▶ Rows from a dataset of charts and code
- - -

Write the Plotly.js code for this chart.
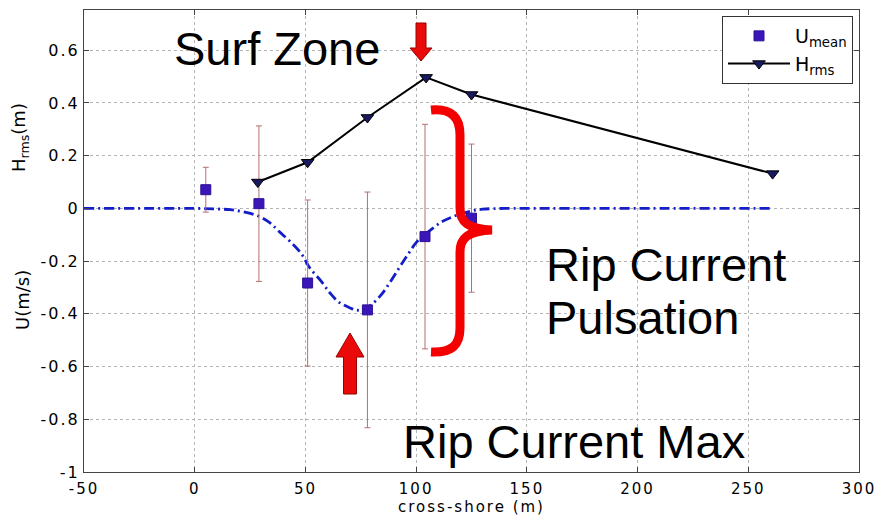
<!DOCTYPE html>
<html>
<head>
<meta charset="utf-8">
<script src="https://cdn.plot.ly/plotly-3.0.1.min.js"></script>
<style>
  html, body { margin: 0; padding: 0; background: #fff; }
  #chart { width: 881px; height: 517px; }
  .xtick text, .ytick text { letter-spacing: 2px; }
  .g-xtitle text { letter-spacing: 2px; }
</style>
</head>
<body>
<div id="chart"></div>
<script>
// ---- data ----
const uX   = [5, 29, 51, 78, 104, 125];
const uY   = [0.071, 0.018, -0.283, -0.385, -0.107, -0.037];
const uErr = [0.085, 0.295, 0.315, 0.447, 0.426, 0.281];

const hX = [28.5, 51, 78, 104.5, 125, 261];
const hY = [0.10, 0.175, 0.345, 0.497, 0.432, 0.132];

const curveX = [-50, 0, 10, 16, 22, 29, 34, 38, 43, 48, 52, 57, 61, 65, 70, 73, 76, 79, 84, 88, 92, 96, 100, 103, 108, 112, 117, 121, 126, 130, 140, 160, 200, 260];
const curveY = [0, 0, -0.002, -0.005, -0.013, -0.03, -0.055, -0.087, -0.125, -0.17, -0.226, -0.275, -0.32, -0.355, -0.377, -0.386, -0.385, -0.371, -0.33, -0.283, -0.23, -0.178, -0.13, -0.106, -0.072, -0.049, -0.03, -0.018, -0.008, -0.003, 0, 0, 0, 0];

const xTickVals = [-50, 0, 50, 100, 150, 200, 250, 300];
const xTickText = ['-50', '0', '50', '100', '150', '200', '250', '300'];
const yTickVals = [-1, -0.8, -0.6, -0.4, -0.2, 0, 0.2, 0.4, 0.6];
const yTickText = ['-1', '-0.8', '-0.6', '-0.4', '-0.2', '0', '0.2', '0.4', '0.6'];

// ---- layout geometry ----
const W = 881, H = 517;
const M = {l: 84, r: 22, t: 10, b: 45};
const xR = [-50, 300], yR = [-1, 0.7527];
const pw = W - M.l - M.r, ph = H - M.t - M.b;
// pixel -> data helpers for decorations
const px2x = p => xR[0] + (p - M.l) / pw * (xR[1] - xR[0]);
const py2y = p => yR[1] - (p - M.t) / ph * (yR[1] - yR[0]);
function pathFrom(cmds) {
  return cmds.map(c => {
    const op = c[0];
    const pts = [];
    for (let i = 1; i < c.length; i += 2) pts.push(px2x(c[i]).toFixed(3) + ',' + py2y(c[i + 1]).toFixed(4));
    return op + pts.join(' ');
  }).join(' ');
}

const downArrow = pathFrom([['M',416,23],['L',426,23],['L',426,48],['L',432,48],['L',421,61],['L',410,48],['L',416,48],['Z']]);
const upArrow = pathFrom([['M',350,333],['L',364,357],['L',356.5,357],['L',356.5,394],['L',343.5,394],['L',343.5,357],['L',336,357],['Z']]);
const brace = pathFrom([['M',431,110],['C',452,108,460,118,460,135],['L',460,208],['C',460,222,468,229,492,230],['C',468,231,460,238,460,252],['L',460,328],['C',460,345,452,353,431,352]]);

const traces = [
  {
    x: curveX, y: curveY, type: 'scatter', mode: 'lines',
    line: {color: 'rgb(20,30,200)', width: 2.8, dash: '10px,4px,2px,4px', shape: 'spline'},
    showlegend: false, hoverinfo: 'skip'
  },
  {
    x: uX, y: uY, type: 'scatter', mode: 'markers', name: 'U<sub>mean</sub>',
    marker: {symbol: 'square', size: 10, color: 'rgb(58,22,185)', line: {color: 'rgb(45,18,150)', width: 1}},
    error_y: {type: 'data', array: uErr, visible: true, color: 'rgb(180,112,112)', thickness: 1, width: 3}
  },
  {
    x: hX, y: hY, type: 'scatter', mode: 'lines+markers', name: 'H<sub>rms</sub>',
    line: {color: '#000', width: 2},
    marker: {symbol: 'triangle-down', size: 11, color: 'rgb(25,25,95)', line: {color: '#000', width: 1}}
  }
];

const bigFont = {family: 'Arial, "Liberation Sans", sans-serif', size: 47, color: '#000'};
const xTickFont = {family: '"DejaVu Sans", sans-serif', size: 15, color: '#000'};
const yTickFont = {family: '"DejaVu Sans", sans-serif', size: 16, color: '#000'};
const titleFont = {family: '"DejaVu Sans", sans-serif', size: 18, color: '#000'};

const layout = {
  width: W, height: H,
  margin: M,
  paper_bgcolor: '#fff', plot_bgcolor: '#fff',
  showlegend: true,
  legend: {
    x: (853 - M.l) / pw, y: 1 - (16 - M.t) / ph, xanchor: 'right', yanchor: 'top',
    bgcolor: '#fff', bordercolor: '#333', borderwidth: 1,
    font: {family: '"DejaVu Sans", sans-serif', size: 19, color: '#000'},
    itemwidth: 62, tracegroupgap: 0
  },
  xaxis: {
    range: xR, tickmode: 'array', tickvals: xTickVals, ticktext: xTickText,
    ticks: 'inside', ticklen: 5, tickcolor: '#444', mirror: 'ticks',
    showline: true, linecolor: '#444', linewidth: 1,
    showgrid: true, gridcolor: '#b5b5b5', griddash: 'dot', gridwidth: 1,
    zeroline: false, tickfont: xTickFont, ticklabelstandoff: 3,
    title: {text: 'cross-shore (m)', font: {family: '"DejaVu Sans", sans-serif', size: 15, color: '#000'}, standoff: 0}
  },
  yaxis: {
    range: yR, tickmode: 'array', tickvals: yTickVals, ticktext: yTickText,
    ticks: 'inside', ticklen: 5, tickcolor: '#444', mirror: 'ticks',
    showline: true, linecolor: '#444', linewidth: 1,
    showgrid: true, gridcolor: '#b5b5b5', griddash: 'dot', gridwidth: 1,
    zeroline: false, tickfont: yTickFont
  },
  annotations: [
    {text: 'Surf Zone', xref: 'x', yref: 'y', x: px2x(172), y: py2y(48), xanchor: 'left', yanchor: 'middle', showarrow: false, font: bigFont},
    {text: 'Rip Current', xref: 'x', yref: 'y', x: px2x(544), y: py2y(264), xanchor: 'left', yanchor: 'middle', showarrow: false, font: bigFont},
    {text: 'Pulsation', xref: 'x', yref: 'y', x: px2x(544), y: py2y(317), xanchor: 'left', yanchor: 'middle', showarrow: false, font: bigFont},
    {text: 'Rip Current Max', xref: 'x', yref: 'y', x: px2x(401), y: py2y(441), xanchor: 'left', yanchor: 'middle', showarrow: false, font: bigFont},
    {text: 'H<sub>rms</sub>(m)', xref: 'paper', yref: 'y', x: (20 - M.l) / pw, y: py2y(138), xanchor: 'center', yanchor: 'middle', textangle: -90, showarrow: false, font: titleFont},
    {text: 'U(m/s)', xref: 'paper', yref: 'y', x: (22 - M.l) / pw, y: py2y(300), xanchor: 'center', yanchor: 'middle', textangle: -90, showarrow: false, font: titleFont}
  ],
  shapes: [
    {type: 'path', xref: 'x', yref: 'y', path: downArrow, fillcolor: 'rgb(235,10,10)', line: {color: 'rgb(150,0,0)', width: 1}},
    {type: 'path', xref: 'x', yref: 'y', path: upArrow, fillcolor: 'rgb(235,10,10)', line: {color: 'rgb(150,0,0)', width: 1}},
    {type: 'path', xref: 'x', yref: 'y', path: brace, fillcolor: 'rgba(0,0,0,0)', line: {color: 'rgb(245,0,0)', width: 9}}
  ]
};

Plotly.newPlot('chart', traces, layout, {displayModeBar: false, staticPlot: true});
</script>
</body>
</html>
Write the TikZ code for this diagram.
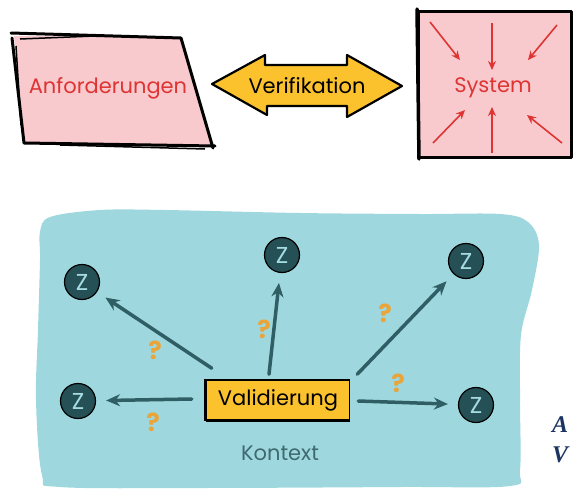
\documentclass[tikz,border=0pt]{standalone}
\usepackage{fontspec}
\setmainfont{Poppins}
\newfontfamily\serifbi{Liberation Serif}
\usepackage{tikz}
\usetikzlibrary{arrows.meta, positioning, calc}
\definecolor{mypink}{RGB}{248,202,205}
\definecolor{myred}{RGB}{222,52,52}
\definecolor{myyellow}{RGB}{251,194,46}
\definecolor{myblob}{RGB}{158,216,222}
\definecolor{mydark}{RGB}{36,80,86}
\definecolor{myteal}{RGB}{47,94,101}
\definecolor{mylight}{RGB}{165,220,226}
\definecolor{myorange}{RGB}{233,164,58}
\definecolor{mygrey}{RGB}{62,106,112}
\definecolor{mynavy}{RGB}{28,52,98}
\newcommand{\skfont}{\fontsize{21}{25}\selectfont}
\tikzset{
  zkreis/.style={circle, draw=black, fill=mydark, minimum size=35pt,
    inner sep=0pt, line width=1.2pt, text=mylight, font=\fontsize{23}{26}\selectfont},
  valblock/.style={rectangle, draw=black, fill=myyellow,
    minimum width=143pt, minimum height=40pt, line width=1.5pt, font=\skfont},
  zarrow/.style={-{Stealth[length=14pt,width=12pt]}, line width=3.5pt,
    color=myteal, line cap=round, shorten >=10pt},
  redarrow/.style={-{Stealth[length=9pt,width=8pt]}, line width=1.6pt, color=myred},
  frage/.style={font=\fontsize{25}{28}\selectfont\bfseries, text=myorange},
  capletter/.style={font=\fontsize{24}{28}\serifbi\bfseries\itshape, text=mynavy,
    anchor=base west, inner sep=0pt},
  sketch/.style={line width=3pt, line cap=round, line join=round}
}

\begin{document}
\begin{tikzpicture}[x=1pt, y=-1pt]
  \useasboundingbox (0,0) rectangle (573,490);

  % Anforderungen
  \fill[mypink] (14,36) -- (180,37) -- (212,146) -- (25,142) -- cycle;
  \draw[sketch] (11,33) -- (181,38) -- (213,148);
  \draw[sketch] (12,38) -- (24,143) -- (215,146);
  \draw[line width=1.5pt] (20,39) -- (95,36);
  \draw[line width=1.5pt] (16,46) -- (21,125);
  \draw[line width=1.5pt] (60,145) -- (205,149);
  \node[font=\skfont, text=myred] (anf) at (108,88) {Anforderungen};

  % Verifikation
  \draw[fill=myyellow, line width=2.2pt, line join=round]
    (212,84) -- (265,55) -- (265,65) -- (347,65) -- (347,55) -- (402,86)
    -- (347,117) -- (347,106) -- (267,106) -- (267,115) -- cycle;
  \node[font=\skfont] (verif) at (307,86) {Verifikation};

  % System
  \fill[mypink] (418,11) rectangle (571,157);
  \draw[sketch] (418,11) rectangle (571,157);
  \draw[line width=3.5pt, line cap=round] (417,9) -- (419,159);
  \node[font=\skfont, text=myred] (sys) at (493,88) {System};
  \foreach \ax/\ay/\bx/\by in {430/22/460/60, 492/23/492/70, 557/25/528/60,
                               433/143/465/110, 492/153/492/107, 562/143/527/115}
    \draw[redarrow] (\ax,\ay) -- (\bx,\by);

  % Kontext
  \fill[myblob] plot[smooth cycle, tension=0.55] coordinates {
    (50,217) (100,210) (165,210) (300,213) (420,214) (500,214) (528,222)
    (539,245) (532,290) (521,335) (520,400) (520,470) (510,486) (400,487)
    (200,488) (60,487) (42,475) (36,400) (38,330) (40,260) (40,232)};
  \node[font=\skfont, text=mygrey, anchor=base] (kontext) at (280,460) {Kontext};

  \node[valblock] (val) at (278,400) {Validierung};
  \draw[line width=3pt] (val.south west) -- (val.south east);
  \draw[line width=3pt] (val.north west) -- (val.south west);

  \node[zkreis] (z1) at (82,282) {Z};
  \node[zkreis] (z2) at (282,255) {Z};
  \node[zkreis] (z3) at (466,261) {Z};
  \node[zkreis] (z4) at (78,401) {Z};
  \node[zkreis] (z5) at (476,405) {Z};

  \draw[zarrow] ($(val.north west)+(6,-11)$) -- (z1);
  \draw[zarrow] ($(val.north)+(-9,-5)$) -- (z2);
  \draw[zarrow] ($(val.north east)+(7,-5)$) -- (z3);
  \draw[zarrow] ($(val.west)+(-14,-1)$) -- (z4);
  \draw[zarrow] ($(val.east)+(8,1)$) -- (z5);

  \node[frage] (f1) at (155,350) {?};
  \node[frage] (f2) at (264,329) {?};
  \node[frage] (f3) at (385,313) {?};
  \node[frage] (f4) at (153,422) {?};
  \node[frage] (f5) at (398,383) {?};

  % caption letters at the right edge
  \node[capletter] (capA) at (552,432) {A};
  \node[capletter] (capV) at (552,462) {V};
\end{tikzpicture}
\end{document}
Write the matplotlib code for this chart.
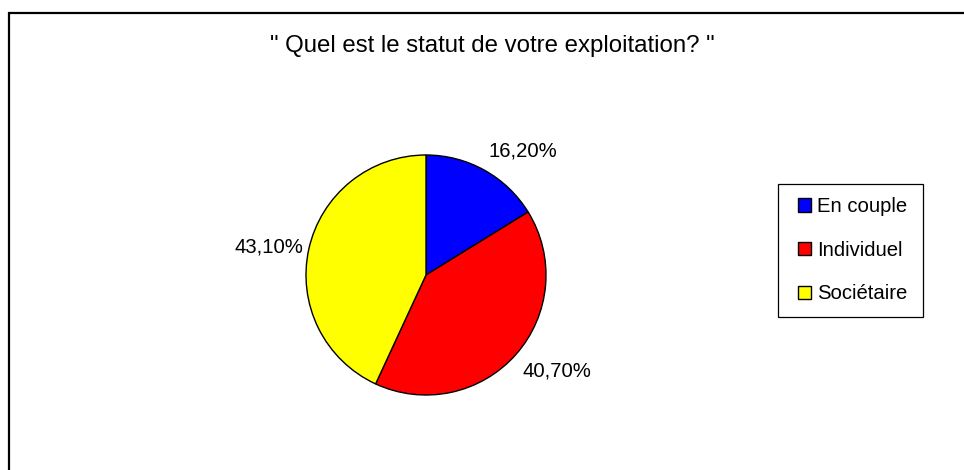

- - -

▶ The task
State the number of lines in this listing that contain the string "Write", and add nothing else.

▶ Solution to the exercise
3